Brief –
Quote all of the data that follows exactly as written, skipping the images.

Raw data –
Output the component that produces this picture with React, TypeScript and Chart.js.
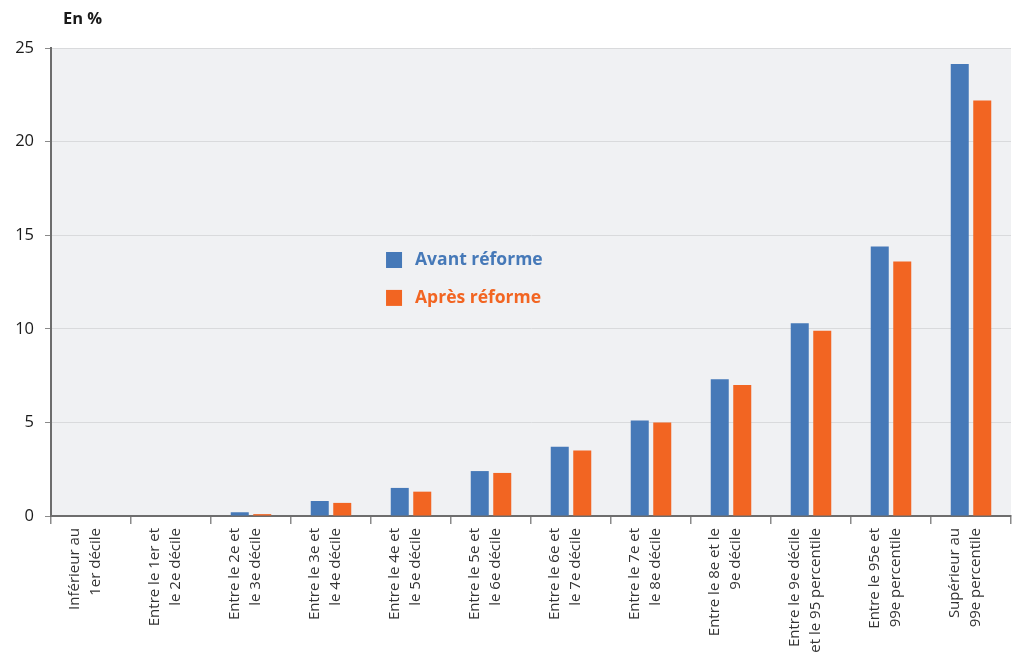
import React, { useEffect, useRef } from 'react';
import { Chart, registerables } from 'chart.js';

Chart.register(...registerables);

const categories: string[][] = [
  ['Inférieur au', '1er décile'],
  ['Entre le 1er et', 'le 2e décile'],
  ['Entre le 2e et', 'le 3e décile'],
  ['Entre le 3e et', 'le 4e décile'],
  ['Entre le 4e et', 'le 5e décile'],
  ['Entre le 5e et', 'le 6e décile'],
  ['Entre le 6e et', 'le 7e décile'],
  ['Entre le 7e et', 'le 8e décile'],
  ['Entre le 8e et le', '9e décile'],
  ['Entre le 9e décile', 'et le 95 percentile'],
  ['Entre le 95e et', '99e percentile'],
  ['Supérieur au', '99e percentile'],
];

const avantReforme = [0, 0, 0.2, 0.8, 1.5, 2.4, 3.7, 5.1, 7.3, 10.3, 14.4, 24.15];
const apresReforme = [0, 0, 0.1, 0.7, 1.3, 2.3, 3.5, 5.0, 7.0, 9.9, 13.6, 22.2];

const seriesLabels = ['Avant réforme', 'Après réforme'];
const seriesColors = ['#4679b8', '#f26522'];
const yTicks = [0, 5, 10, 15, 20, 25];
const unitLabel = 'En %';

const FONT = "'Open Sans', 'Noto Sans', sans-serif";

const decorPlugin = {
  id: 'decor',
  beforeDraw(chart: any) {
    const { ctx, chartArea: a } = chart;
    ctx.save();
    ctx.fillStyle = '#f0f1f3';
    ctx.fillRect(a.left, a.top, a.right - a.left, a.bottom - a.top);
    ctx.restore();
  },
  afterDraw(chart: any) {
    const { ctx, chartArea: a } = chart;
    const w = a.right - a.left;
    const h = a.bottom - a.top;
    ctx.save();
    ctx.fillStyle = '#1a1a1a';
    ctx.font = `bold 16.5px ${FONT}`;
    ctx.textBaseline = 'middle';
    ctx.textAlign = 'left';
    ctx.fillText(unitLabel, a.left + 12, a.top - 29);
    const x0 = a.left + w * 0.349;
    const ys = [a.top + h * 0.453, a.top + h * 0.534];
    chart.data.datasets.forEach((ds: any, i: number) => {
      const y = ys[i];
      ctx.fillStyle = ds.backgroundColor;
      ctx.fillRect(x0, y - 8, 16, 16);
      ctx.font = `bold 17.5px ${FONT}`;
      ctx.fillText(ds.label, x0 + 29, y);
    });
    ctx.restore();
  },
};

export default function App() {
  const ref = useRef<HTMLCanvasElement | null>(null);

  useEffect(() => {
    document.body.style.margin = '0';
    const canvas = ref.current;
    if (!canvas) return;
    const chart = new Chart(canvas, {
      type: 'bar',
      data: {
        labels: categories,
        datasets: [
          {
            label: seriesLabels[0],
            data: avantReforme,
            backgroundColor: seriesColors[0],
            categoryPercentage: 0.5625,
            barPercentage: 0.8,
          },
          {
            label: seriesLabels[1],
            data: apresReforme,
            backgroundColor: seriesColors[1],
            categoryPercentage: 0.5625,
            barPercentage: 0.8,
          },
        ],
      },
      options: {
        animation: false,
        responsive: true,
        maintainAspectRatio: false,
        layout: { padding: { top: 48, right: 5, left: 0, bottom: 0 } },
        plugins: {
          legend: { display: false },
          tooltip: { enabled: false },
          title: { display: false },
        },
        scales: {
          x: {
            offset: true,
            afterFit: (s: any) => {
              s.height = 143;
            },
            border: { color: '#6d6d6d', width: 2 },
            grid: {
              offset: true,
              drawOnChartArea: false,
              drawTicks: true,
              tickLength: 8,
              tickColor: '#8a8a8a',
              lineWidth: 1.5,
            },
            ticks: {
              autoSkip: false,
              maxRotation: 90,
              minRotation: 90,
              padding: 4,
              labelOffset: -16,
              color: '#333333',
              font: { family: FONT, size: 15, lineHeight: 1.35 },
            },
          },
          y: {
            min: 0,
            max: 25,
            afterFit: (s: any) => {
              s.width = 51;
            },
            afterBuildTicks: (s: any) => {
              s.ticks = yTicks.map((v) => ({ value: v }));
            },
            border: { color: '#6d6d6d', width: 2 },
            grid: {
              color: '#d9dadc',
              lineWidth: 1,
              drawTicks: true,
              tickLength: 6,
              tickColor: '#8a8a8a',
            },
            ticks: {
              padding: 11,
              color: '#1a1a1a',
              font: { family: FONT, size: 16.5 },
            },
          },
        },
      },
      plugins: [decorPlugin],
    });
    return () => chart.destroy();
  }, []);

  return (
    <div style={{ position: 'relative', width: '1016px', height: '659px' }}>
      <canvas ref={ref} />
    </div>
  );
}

Final result –
Output the component that produces this picture with React, TypeScript and Chart.js.
import React, { useEffect, useRef } from 'react';
import { Chart, registerables } from 'chart.js';

Chart.register(...registerables);

const categories: string[][] = [
  ['Inférieur au', '1er décile'],
  ['Entre le 1er et', 'le 2e décile'],
  ['Entre le 2e et', 'le 3e décile'],
  ['Entre le 3e et', 'le 4e décile'],
  ['Entre le 4e et', 'le 5e décile'],
  ['Entre le 5e et', 'le 6e décile'],
  ['Entre le 6e et', 'le 7e décile'],
  ['Entre le 7e et', 'le 8e décile'],
  ['Entre le 8e et le', '9e décile'],
  ['Entre le 9e décile', 'et le 95 percentile'],
  ['Entre le 95e et', '99e percentile'],
  ['Supérieur au', '99e percentile'],
];

const avantReforme = [0, 0, 0.2, 0.8, 1.5, 2.4, 3.7, 5.1, 7.3, 10.3, 14.4, 24.15];
const apresReforme = [0, 0, 0.1, 0.7, 1.3, 2.3, 3.5, 5.0, 7.0, 9.9, 13.6, 22.2];

const seriesLabels = ['Avant réforme', 'Après réforme'];
const seriesColors = ['#4679b8', '#f26522'];
const yTicks = [0, 5, 10, 15, 20, 25];
const unitLabel = 'En %';

const FONT = "'Open Sans', 'Noto Sans', sans-serif";

const decorPlugin = {
  id: 'decor',
  beforeDraw(chart: any) {
    const { ctx, chartArea: a } = chart;
    ctx.save();
    ctx.fillStyle = '#f0f1f3';
    ctx.fillRect(a.left, a.top, a.right - a.left, a.bottom - a.top);
    ctx.restore();
  },
  afterDraw(chart: any) {
    const { ctx, chartArea: a } = chart;
    const w = a.right - a.left;
    const h = a.bottom - a.top;
    ctx.save();
    ctx.fillStyle = '#1a1a1a';
    ctx.font = `bold 16.5px ${FONT}`;
    ctx.textBaseline = 'middle';
    ctx.textAlign = 'left';
    ctx.fillText(unitLabel, a.left + 12, a.top - 29);
    const x0 = a.left + w * 0.349;
    const ys = [a.top + h * 0.453, a.top + h * 0.534];
    chart.data.datasets.forEach((ds: any, i: number) => {
      const y = ys[i];
      ctx.fillStyle = ds.backgroundColor;
      ctx.fillRect(x0, y - 8, 16, 16);
      ctx.font = `bold 17.5px ${FONT}`;
      ctx.fillText(ds.label, x0 + 29, y);
    });
    ctx.restore();
  },
};

export default function App() {
  const ref = useRef<HTMLCanvasElement | null>(null);

  useEffect(() => {
    document.body.style.margin = '0';
    const canvas = ref.current;
    if (!canvas) return;
    const chart = new Chart(canvas, {
      type: 'bar',
      data: {
        labels: categories,
        datasets: [
          {
            label: seriesLabels[0],
            data: avantReforme,
            backgroundColor: seriesColors[0],
            categoryPercentage: 0.5625,
            barPercentage: 0.8,
          },
          {
            label: seriesLabels[1],
            data: apresReforme,
            backgroundColor: seriesColors[1],
            categoryPercentage: 0.5625,
            barPercentage: 0.8,
          },
        ],
      },
      options: {
        animation: false,
        responsive: true,
        maintainAspectRatio: false,
        layout: { padding: { top: 48, right: 5, left: 0, bottom: 0 } },
        plugins: {
          legend: { display: false },
          tooltip: { enabled: false },
          title: { display: false },
        },
        scales: {
          x: {
            offset: true,
            afterFit: (s: any) => {
              s.height = 143;
            },
            border: { color: '#6d6d6d', width: 2 },
            grid: {
              offset: true,
              drawOnChartArea: false,
              drawTicks: true,
              tickLength: 8,
              tickColor: '#8a8a8a',
              lineWidth: 1.5,
            },
            ticks: {
              autoSkip: false,
              maxRotation: 90,
              minRotation: 90,
              padding: 4,
              labelOffset: -16,
              color: '#333333',
              font: { family: FONT, size: 15, lineHeight: 1.35 },
            },
          },
          y: {
            min: 0,
            max: 25,
            afterFit: (s: any) => {
              s.width = 51;
            },
            afterBuildTicks: (s: any) => {
              s.ticks = yTicks.map((v) => ({ value: v }));
            },
            border: { color: '#6d6d6d', width: 2 },
            grid: {
              color: '#d9dadc',
              lineWidth: 1,
              drawTicks: true,
              tickLength: 6,
              tickColor: '#8a8a8a',
            },
            ticks: {
              padding: 11,
              color: '#1a1a1a',
              font: { family: FONT, size: 16.5 },
            },
          },
        },
      },
      plugins: [decorPlugin],
    });
    return () => chart.destroy();
  }, []);

  return (
    <div style={{ position: 'relative', width: '1016px', height: '659px' }}>
      <canvas ref={ref} />
    </div>
  );
}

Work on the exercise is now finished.